それに加えて、ユーザIDごとに、それぞれ100個のパーティショニングをすることになります。この場合のハッシュパーティショニングでは、剰余、つまり、ユーザIDの下2桁ごとに分かれますので、ほぼ均等に100分の1になります。
この状態でデータを入力してリスト2のSQLの実行計画をビジュアルではなくデータグリッド(Tabular Explain)で確認すると、図2のようにそれぞれのテーブルではなく、p34パーティションだけにアクセスしてデータを取得していることがわかります。処理のイメージとしては図3のようになります。
つまり、今回は100個に分割しましたので、リスト2のSQLはユーザ数が100分の1だったとき(100倍のデータ量になっても、第1回で解説したとおりインデックスのブランチの深さは100倍にはならない)と同等のコストで処理できます。
パーティショニングの注意点
ここまでで、ハッシュパーティショニングについて解説してきました。このパーティショニングでは、パーティショニング数の剰余で保存されるパーティションが決まりますから、同じキーが含まれるテーブルは必ず同じ個数でパーティショニング(リスト1の「PARTITIONS n」のnを同じ値にする)を行ってください。
また、パーティショニングキー(ユーザID)以外で抽出しようとすると、100個に分割する場合、100個のパーティションを確認することになってしまいます。たとえば、ユーザグループ(ギルドやクランなどと呼ばれるもの)を作ってマルチユーザでプレイするゲームにおいて、ユーザグループごとの処理が増える場合を想定しましょう。
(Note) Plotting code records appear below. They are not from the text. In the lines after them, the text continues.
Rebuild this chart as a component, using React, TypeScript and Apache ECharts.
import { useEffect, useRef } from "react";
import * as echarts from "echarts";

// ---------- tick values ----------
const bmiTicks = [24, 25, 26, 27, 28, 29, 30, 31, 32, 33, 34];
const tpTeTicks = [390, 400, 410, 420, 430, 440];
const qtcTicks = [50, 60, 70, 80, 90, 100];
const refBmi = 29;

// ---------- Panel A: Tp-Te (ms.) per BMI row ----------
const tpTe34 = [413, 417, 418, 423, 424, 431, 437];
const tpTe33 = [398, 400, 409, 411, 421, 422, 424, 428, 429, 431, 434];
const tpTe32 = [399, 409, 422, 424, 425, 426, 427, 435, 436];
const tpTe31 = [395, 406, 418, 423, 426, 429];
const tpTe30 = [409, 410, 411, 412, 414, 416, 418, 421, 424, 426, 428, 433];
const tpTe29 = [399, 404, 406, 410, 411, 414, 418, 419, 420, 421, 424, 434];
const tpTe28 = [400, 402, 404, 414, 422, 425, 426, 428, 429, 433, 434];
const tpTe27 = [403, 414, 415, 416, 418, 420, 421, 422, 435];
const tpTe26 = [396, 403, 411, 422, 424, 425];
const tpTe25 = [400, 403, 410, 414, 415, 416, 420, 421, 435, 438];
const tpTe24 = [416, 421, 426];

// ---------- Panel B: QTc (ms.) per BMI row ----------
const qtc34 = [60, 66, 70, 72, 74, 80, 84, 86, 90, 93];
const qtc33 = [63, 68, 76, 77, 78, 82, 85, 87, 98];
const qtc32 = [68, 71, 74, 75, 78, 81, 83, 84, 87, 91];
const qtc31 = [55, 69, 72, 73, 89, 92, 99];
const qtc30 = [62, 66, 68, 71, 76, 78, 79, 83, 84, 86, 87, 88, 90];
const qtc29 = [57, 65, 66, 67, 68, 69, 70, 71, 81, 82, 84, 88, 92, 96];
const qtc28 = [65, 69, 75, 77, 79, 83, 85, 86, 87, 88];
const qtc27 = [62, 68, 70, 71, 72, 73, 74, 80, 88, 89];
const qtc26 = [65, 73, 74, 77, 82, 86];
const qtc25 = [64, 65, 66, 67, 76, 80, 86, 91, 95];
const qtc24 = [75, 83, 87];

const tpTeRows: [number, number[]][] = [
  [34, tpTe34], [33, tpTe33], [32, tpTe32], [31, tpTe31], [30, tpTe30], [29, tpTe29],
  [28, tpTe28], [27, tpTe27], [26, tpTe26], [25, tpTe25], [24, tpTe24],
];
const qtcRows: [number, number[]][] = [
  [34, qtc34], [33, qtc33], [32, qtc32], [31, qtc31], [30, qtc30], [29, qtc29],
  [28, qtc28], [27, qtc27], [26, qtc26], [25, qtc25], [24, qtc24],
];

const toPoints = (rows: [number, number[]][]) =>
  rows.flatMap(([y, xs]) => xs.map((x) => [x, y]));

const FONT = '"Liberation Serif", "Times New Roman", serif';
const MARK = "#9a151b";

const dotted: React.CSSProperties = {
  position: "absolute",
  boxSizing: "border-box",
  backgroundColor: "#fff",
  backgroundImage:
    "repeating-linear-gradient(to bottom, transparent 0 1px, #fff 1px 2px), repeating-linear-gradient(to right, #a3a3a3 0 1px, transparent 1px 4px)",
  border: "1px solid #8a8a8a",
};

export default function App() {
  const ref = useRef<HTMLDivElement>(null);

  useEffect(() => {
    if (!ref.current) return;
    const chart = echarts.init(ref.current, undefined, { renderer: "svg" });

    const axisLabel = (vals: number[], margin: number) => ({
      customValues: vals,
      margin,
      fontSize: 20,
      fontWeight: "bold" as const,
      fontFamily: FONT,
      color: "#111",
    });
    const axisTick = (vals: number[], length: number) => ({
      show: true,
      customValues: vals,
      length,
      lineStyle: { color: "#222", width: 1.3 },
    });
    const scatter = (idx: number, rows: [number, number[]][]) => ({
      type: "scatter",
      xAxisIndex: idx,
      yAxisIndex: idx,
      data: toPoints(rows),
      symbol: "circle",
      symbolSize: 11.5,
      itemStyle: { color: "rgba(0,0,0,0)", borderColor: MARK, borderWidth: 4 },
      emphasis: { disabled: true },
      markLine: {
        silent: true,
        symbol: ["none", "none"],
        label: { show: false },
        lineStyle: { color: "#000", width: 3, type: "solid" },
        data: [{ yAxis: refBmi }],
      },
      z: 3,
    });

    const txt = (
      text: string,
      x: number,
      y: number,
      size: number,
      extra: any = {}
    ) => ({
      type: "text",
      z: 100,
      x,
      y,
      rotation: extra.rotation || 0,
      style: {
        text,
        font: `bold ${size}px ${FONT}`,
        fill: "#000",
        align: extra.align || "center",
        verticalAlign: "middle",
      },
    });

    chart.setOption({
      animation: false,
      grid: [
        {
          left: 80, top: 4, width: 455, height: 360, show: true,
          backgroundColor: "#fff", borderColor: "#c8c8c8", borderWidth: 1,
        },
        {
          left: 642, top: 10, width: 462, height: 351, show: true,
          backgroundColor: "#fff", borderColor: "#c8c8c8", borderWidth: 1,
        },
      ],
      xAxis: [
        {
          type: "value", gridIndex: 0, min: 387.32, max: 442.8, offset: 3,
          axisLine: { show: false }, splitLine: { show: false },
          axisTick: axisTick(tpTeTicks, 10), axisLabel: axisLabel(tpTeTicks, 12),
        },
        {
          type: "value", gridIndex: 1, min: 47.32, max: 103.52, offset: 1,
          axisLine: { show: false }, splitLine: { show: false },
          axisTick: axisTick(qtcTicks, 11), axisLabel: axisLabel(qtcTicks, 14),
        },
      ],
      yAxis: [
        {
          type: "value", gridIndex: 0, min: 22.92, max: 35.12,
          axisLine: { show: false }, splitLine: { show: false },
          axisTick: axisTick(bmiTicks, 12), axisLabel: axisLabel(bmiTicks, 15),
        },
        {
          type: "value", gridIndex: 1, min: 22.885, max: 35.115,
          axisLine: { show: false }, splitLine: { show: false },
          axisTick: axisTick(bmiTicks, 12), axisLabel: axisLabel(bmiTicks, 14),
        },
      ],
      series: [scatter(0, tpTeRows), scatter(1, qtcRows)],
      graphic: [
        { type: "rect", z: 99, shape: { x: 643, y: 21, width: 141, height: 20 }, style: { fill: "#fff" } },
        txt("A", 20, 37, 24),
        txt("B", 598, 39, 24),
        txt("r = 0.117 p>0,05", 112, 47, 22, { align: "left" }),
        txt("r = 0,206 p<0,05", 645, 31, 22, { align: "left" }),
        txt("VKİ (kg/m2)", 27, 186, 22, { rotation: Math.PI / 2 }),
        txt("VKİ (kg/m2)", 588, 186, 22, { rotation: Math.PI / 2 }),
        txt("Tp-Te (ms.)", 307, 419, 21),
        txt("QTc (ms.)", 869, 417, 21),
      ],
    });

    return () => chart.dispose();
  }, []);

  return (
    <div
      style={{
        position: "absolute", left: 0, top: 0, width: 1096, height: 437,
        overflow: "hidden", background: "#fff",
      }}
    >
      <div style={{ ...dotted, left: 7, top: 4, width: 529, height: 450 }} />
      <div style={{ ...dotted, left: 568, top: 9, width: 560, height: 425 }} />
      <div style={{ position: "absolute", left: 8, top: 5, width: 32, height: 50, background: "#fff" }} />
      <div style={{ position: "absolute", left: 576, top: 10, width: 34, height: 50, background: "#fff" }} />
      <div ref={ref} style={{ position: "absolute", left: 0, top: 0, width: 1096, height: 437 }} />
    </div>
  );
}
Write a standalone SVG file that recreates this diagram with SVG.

このとき、ユーザグループIDがパーティショニングキーに入っていないと、ユーザグループごとの処理の際、人数の倍数に近いコストがかかります。このような場合は、ユーザグループでパーティショニングを行うほうが良いかもしれません。
やみくもにパーティショニングキーを設定するとたいへんなデメリットもありますから注意してください。